◆ **PROBLEM TO WORK ON**: The listing below should be printed exactly, every line of it. Skip the pictures.

-------------------------

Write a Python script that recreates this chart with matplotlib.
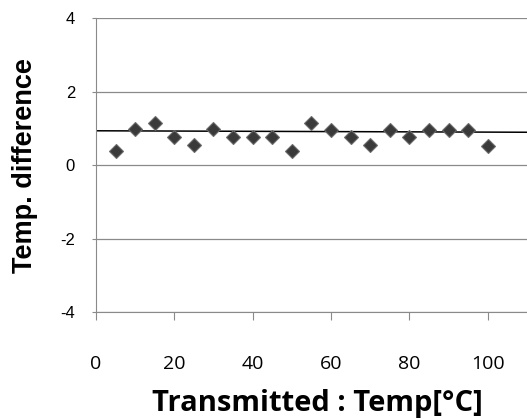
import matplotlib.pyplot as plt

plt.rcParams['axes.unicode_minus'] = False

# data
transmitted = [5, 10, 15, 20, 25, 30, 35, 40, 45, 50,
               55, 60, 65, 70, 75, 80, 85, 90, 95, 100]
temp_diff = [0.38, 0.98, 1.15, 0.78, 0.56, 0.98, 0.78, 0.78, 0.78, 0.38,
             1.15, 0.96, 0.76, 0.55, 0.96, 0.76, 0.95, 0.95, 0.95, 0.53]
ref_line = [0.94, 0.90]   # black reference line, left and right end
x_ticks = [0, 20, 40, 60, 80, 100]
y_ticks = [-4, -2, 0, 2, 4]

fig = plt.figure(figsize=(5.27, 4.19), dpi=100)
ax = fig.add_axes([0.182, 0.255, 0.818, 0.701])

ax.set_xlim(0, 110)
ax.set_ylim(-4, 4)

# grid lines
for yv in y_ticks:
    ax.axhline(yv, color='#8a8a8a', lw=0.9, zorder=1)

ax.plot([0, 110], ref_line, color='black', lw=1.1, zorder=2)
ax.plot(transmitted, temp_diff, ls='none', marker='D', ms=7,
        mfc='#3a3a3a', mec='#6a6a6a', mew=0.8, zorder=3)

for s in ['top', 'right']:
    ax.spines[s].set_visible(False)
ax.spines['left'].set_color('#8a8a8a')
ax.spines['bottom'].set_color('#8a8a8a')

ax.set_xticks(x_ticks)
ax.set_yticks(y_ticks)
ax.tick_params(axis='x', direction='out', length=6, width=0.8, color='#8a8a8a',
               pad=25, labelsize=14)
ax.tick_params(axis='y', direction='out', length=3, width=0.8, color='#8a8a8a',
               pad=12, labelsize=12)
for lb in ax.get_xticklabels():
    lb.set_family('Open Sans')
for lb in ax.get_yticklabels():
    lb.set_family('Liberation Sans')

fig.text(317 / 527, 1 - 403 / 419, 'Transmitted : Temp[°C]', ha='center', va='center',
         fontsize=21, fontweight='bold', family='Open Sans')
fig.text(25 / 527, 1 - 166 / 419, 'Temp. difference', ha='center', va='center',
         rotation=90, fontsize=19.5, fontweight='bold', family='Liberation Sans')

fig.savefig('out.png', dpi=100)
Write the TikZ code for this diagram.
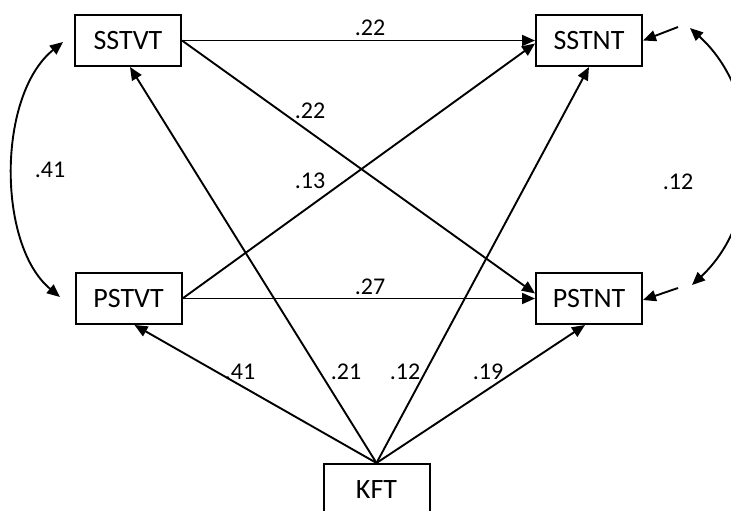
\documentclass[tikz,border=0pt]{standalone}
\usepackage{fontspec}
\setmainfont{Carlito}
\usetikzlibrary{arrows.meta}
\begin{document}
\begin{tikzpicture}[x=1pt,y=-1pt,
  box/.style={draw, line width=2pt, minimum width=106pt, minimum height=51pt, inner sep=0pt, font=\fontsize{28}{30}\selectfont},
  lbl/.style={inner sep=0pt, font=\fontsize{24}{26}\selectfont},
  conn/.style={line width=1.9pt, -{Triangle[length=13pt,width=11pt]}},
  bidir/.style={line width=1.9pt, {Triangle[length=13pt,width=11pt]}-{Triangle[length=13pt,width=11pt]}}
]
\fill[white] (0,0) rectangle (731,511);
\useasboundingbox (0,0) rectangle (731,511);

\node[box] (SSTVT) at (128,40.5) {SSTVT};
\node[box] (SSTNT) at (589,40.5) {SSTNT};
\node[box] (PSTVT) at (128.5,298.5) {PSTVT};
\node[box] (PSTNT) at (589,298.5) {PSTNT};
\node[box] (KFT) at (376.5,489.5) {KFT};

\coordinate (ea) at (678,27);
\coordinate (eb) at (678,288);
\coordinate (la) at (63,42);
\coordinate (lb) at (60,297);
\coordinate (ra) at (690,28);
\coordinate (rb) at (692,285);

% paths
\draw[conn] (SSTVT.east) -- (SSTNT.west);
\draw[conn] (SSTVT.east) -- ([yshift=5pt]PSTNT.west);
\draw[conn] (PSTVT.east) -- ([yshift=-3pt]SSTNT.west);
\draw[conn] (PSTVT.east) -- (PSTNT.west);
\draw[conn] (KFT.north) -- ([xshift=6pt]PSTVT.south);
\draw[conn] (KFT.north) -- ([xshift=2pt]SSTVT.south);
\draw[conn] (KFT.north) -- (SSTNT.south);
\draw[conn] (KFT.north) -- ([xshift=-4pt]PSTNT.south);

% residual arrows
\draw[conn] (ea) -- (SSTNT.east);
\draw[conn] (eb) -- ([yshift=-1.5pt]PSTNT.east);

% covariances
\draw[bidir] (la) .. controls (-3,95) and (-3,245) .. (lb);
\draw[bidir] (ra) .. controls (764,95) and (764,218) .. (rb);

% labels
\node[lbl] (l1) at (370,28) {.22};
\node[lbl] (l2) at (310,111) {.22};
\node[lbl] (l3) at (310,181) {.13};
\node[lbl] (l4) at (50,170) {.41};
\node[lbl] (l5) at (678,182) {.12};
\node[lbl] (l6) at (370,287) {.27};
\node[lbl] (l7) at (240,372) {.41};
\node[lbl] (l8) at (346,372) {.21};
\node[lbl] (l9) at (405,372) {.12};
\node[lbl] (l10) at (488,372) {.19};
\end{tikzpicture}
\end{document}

-------------------------

◆ **WRITTEN ANSWER**:
Write a Python script that recreates this chart with matplotlib.
import matplotlib.pyplot as plt

plt.rcParams['axes.unicode_minus'] = False

# data
transmitted = [5, 10, 15, 20, 25, 30, 35, 40, 45, 50,
               55, 60, 65, 70, 75, 80, 85, 90, 95, 100]
temp_diff = [0.38, 0.98, 1.15, 0.78, 0.56, 0.98, 0.78, 0.78, 0.78, 0.38,
             1.15, 0.96, 0.76, 0.55, 0.96, 0.76, 0.95, 0.95, 0.95, 0.53]
ref_line = [0.94, 0.90]   # black reference line, left and right end
x_ticks = [0, 20, 40, 60, 80, 100]
y_ticks = [-4, -2, 0, 2, 4]

fig = plt.figure(figsize=(5.27, 4.19), dpi=100)
ax = fig.add_axes([0.182, 0.255, 0.818, 0.701])

ax.set_xlim(0, 110)
ax.set_ylim(-4, 4)

# grid lines
for yv in y_ticks:
    ax.axhline(yv, color='#8a8a8a', lw=0.9, zorder=1)

ax.plot([0, 110], ref_line, color='black', lw=1.1, zorder=2)
ax.plot(transmitted, temp_diff, ls='none', marker='D', ms=7,
        mfc='#3a3a3a', mec='#6a6a6a', mew=0.8, zorder=3)

for s in ['top', 'right']:
    ax.spines[s].set_visible(False)
ax.spines['left'].set_color('#8a8a8a')
ax.spines['bottom'].set_color('#8a8a8a')

ax.set_xticks(x_ticks)
ax.set_yticks(y_ticks)
ax.tick_params(axis='x', direction='out', length=6, width=0.8, color='#8a8a8a',
               pad=25, labelsize=14)
ax.tick_params(axis='y', direction='out', length=3, width=0.8, color='#8a8a8a',
               pad=12, labelsize=12)
for lb in ax.get_xticklabels():
    lb.set_family('Open Sans')
for lb in ax.get_yticklabels():
    lb.set_family('Liberation Sans')

fig.text(317 / 527, 1 - 403 / 419, 'Transmitted : Temp[°C]', ha='center', va='center',
         fontsize=21, fontweight='bold', family='Open Sans')
fig.text(25 / 527, 1 - 166 / 419, 'Temp. difference', ha='center', va='center',
         rotation=90, fontsize=19.5, fontweight='bold', family='Liberation Sans')

fig.savefig('out.png', dpi=100)
Write the TikZ code for this diagram.
\documentclass[tikz,border=0pt]{standalone}
\usepackage{fontspec}
\setmainfont{Carlito}
\usetikzlibrary{arrows.meta}
\begin{document}
\begin{tikzpicture}[x=1pt,y=-1pt,
  box/.style={draw, line width=2pt, minimum width=106pt, minimum height=51pt, inner sep=0pt, font=\fontsize{28}{30}\selectfont},
  lbl/.style={inner sep=0pt, font=\fontsize{24}{26}\selectfont},
  conn/.style={line width=1.9pt, -{Triangle[length=13pt,width=11pt]}},
  bidir/.style={line width=1.9pt, {Triangle[length=13pt,width=11pt]}-{Triangle[length=13pt,width=11pt]}}
]
\fill[white] (0,0) rectangle (731,511);
\useasboundingbox (0,0) rectangle (731,511);

\node[box] (SSTVT) at (128,40.5) {SSTVT};
\node[box] (SSTNT) at (589,40.5) {SSTNT};
\node[box] (PSTVT) at (128.5,298.5) {PSTVT};
\node[box] (PSTNT) at (589,298.5) {PSTNT};
\node[box] (KFT) at (376.5,489.5) {KFT};

\coordinate (ea) at (678,27);
\coordinate (eb) at (678,288);
\coordinate (la) at (63,42);
\coordinate (lb) at (60,297);
\coordinate (ra) at (690,28);
\coordinate (rb) at (692,285);

% paths
\draw[conn] (SSTVT.east) -- (SSTNT.west);
\draw[conn] (SSTVT.east) -- ([yshift=5pt]PSTNT.west);
\draw[conn] (PSTVT.east) -- ([yshift=-3pt]SSTNT.west);
\draw[conn] (PSTVT.east) -- (PSTNT.west);
\draw[conn] (KFT.north) -- ([xshift=6pt]PSTVT.south);
\draw[conn] (KFT.north) -- ([xshift=2pt]SSTVT.south);
\draw[conn] (KFT.north) -- (SSTNT.south);
\draw[conn] (KFT.north) -- ([xshift=-4pt]PSTNT.south);

% residual arrows
\draw[conn] (ea) -- (SSTNT.east);
\draw[conn] (eb) -- ([yshift=-1.5pt]PSTNT.east);

% covariances
\draw[bidir] (la) .. controls (-3,95) and (-3,245) .. (lb);
\draw[bidir] (ra) .. controls (764,95) and (764,218) .. (rb);

% labels
\node[lbl] (l1) at (370,28) {.22};
\node[lbl] (l2) at (310,111) {.22};
\node[lbl] (l3) at (310,181) {.13};
\node[lbl] (l4) at (50,170) {.41};
\node[lbl] (l5) at (678,182) {.12};
\node[lbl] (l6) at (370,287) {.27};
\node[lbl] (l7) at (240,372) {.41};
\node[lbl] (l8) at (346,372) {.21};
\node[lbl] (l9) at (405,372) {.12};
\node[lbl] (l10) at (488,372) {.19};
\end{tikzpicture}
\end{document}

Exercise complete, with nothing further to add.